PROMPT:
Using the listing below, please gather every line containing the word "this".

(Rows from a dataset)
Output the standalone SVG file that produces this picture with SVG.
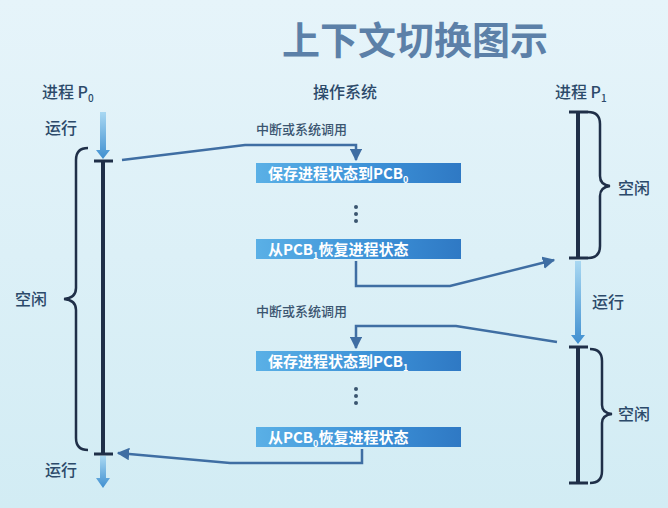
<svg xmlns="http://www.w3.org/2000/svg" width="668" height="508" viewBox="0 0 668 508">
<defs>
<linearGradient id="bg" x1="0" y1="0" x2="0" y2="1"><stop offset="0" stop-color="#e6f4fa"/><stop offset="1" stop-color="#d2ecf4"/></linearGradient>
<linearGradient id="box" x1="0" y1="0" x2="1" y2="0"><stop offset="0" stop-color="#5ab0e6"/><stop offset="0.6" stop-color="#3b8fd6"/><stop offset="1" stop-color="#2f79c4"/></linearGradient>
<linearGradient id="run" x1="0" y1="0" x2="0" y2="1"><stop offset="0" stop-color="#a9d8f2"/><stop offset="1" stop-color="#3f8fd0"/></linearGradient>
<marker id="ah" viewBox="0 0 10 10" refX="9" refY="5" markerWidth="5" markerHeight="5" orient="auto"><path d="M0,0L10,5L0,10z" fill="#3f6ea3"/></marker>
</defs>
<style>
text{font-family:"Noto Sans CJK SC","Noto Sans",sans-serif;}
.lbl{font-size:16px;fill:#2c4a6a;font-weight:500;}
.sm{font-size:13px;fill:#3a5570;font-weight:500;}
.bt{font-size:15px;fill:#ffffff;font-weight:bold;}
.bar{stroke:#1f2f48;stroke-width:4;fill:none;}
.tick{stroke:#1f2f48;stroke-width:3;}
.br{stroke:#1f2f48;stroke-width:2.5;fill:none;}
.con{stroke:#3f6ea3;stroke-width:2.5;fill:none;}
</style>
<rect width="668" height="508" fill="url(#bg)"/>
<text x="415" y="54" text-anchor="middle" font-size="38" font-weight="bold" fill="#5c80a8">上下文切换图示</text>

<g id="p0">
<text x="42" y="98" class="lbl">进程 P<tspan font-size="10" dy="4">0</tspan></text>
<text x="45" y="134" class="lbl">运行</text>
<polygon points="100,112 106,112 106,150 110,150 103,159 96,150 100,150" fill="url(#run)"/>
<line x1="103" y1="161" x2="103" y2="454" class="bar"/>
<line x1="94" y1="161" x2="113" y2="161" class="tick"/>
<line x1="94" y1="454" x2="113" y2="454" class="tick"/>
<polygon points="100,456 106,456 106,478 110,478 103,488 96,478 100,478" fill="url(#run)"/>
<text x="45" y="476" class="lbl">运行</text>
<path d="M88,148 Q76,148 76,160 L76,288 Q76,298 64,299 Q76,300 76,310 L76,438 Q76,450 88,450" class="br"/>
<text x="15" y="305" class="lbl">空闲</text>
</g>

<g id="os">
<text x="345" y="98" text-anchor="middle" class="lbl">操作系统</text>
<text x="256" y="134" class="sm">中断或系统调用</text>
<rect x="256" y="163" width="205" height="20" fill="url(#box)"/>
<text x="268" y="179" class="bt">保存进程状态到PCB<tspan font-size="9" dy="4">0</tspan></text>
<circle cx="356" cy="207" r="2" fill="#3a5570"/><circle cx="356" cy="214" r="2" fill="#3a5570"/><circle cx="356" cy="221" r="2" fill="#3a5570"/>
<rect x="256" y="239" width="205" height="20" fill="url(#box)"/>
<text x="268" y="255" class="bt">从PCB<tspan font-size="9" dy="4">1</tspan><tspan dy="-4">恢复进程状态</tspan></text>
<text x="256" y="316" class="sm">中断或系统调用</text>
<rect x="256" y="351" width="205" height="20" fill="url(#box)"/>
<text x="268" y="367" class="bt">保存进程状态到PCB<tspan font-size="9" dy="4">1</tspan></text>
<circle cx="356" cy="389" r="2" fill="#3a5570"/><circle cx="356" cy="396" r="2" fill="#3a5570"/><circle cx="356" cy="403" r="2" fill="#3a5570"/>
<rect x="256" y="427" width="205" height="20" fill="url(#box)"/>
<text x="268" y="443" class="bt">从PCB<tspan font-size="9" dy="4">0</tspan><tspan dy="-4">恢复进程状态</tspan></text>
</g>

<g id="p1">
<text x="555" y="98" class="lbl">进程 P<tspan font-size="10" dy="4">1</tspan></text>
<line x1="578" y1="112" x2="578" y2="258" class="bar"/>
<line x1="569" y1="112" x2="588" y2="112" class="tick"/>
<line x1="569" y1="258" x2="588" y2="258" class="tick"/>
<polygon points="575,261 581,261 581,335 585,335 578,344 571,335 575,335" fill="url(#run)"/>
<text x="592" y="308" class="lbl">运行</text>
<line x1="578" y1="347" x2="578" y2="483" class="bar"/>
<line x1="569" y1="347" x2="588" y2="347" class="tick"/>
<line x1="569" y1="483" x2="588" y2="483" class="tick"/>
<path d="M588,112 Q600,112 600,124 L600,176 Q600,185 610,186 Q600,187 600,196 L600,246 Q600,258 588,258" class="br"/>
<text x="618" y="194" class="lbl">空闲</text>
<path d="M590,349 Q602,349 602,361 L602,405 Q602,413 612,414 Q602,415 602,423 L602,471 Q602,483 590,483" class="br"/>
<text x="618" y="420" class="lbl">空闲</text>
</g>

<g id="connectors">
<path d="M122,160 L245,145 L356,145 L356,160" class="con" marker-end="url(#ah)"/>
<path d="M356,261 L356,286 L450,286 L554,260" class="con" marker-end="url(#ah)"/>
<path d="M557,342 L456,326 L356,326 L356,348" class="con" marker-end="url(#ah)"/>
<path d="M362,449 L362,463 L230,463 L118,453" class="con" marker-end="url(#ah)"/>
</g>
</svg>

---

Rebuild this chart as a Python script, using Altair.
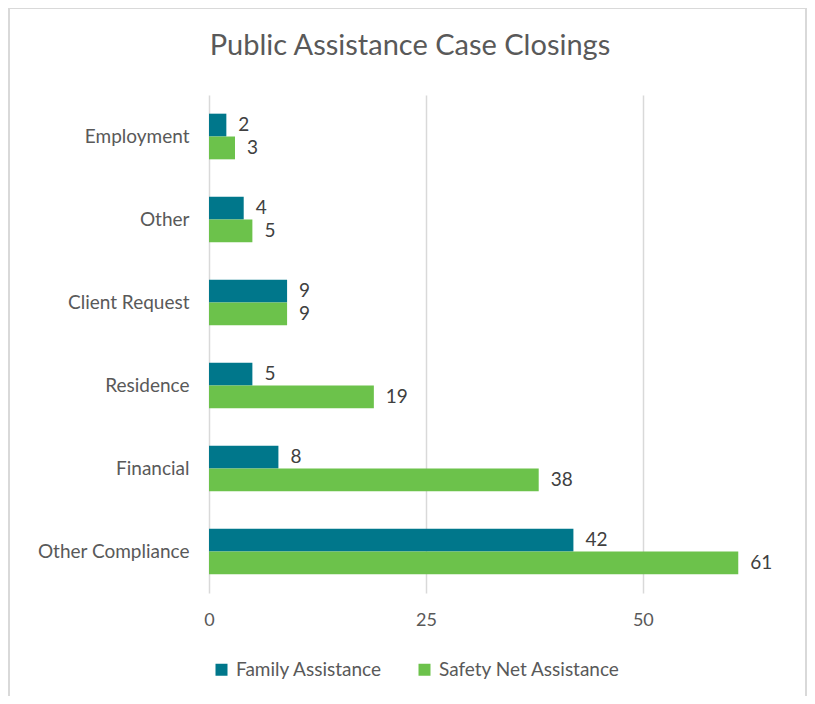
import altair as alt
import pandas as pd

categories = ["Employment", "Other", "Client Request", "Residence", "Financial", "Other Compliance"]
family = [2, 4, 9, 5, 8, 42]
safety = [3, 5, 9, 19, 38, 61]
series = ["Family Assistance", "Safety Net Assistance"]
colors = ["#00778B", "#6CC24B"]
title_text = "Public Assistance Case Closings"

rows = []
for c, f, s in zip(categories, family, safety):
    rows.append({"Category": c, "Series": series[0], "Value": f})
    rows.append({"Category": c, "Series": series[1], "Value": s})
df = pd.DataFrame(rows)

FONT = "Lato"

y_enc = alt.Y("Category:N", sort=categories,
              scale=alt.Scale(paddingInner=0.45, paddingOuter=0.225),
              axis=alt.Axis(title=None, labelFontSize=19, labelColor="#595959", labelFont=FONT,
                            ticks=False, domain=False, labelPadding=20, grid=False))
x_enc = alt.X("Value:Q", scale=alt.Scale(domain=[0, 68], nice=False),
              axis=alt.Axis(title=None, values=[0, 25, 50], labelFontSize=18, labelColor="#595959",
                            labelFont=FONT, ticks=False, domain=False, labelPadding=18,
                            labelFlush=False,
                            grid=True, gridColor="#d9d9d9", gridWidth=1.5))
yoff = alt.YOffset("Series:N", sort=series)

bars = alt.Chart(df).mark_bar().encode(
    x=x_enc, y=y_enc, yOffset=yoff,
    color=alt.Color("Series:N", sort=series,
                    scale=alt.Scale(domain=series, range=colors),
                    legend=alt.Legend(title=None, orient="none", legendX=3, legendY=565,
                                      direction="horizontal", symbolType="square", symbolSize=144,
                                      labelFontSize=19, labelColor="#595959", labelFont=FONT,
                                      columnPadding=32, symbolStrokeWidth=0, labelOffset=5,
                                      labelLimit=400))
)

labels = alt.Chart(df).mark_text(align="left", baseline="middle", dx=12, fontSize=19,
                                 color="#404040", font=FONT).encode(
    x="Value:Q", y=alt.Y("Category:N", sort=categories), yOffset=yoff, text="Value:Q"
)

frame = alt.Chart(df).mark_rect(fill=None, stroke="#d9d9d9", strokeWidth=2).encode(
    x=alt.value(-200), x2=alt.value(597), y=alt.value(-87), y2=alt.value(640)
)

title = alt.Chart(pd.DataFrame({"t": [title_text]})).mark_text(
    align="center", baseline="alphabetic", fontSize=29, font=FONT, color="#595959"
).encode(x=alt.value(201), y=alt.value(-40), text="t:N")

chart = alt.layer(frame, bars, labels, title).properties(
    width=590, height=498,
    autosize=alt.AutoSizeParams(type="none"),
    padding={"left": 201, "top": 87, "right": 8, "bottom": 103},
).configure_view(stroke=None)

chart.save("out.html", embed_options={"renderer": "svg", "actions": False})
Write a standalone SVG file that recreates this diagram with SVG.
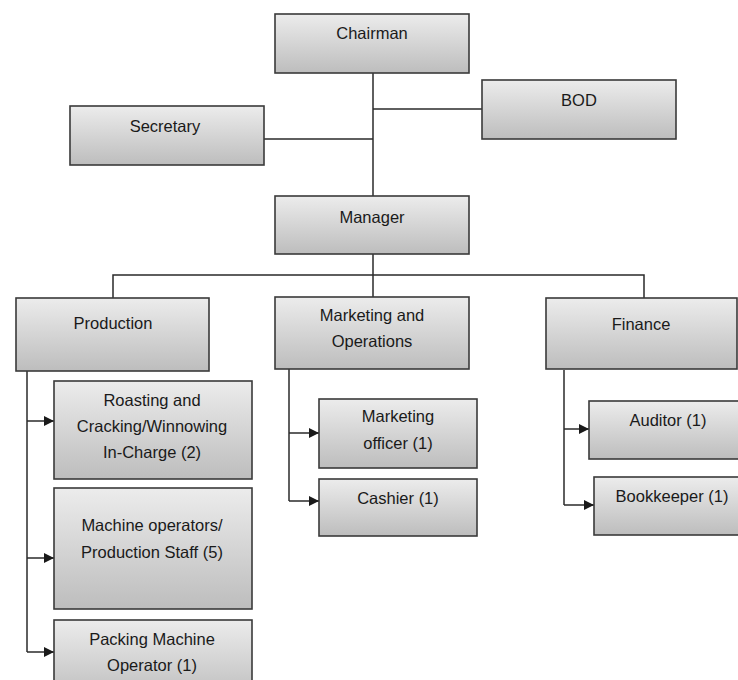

COMPLETE RESPONSE:
Output the standalone SVG file that produces this picture with SVG.
Rebuild this chart as a Python script, using Altair.
Write a standalone SVG file that recreates this diagram with SVG.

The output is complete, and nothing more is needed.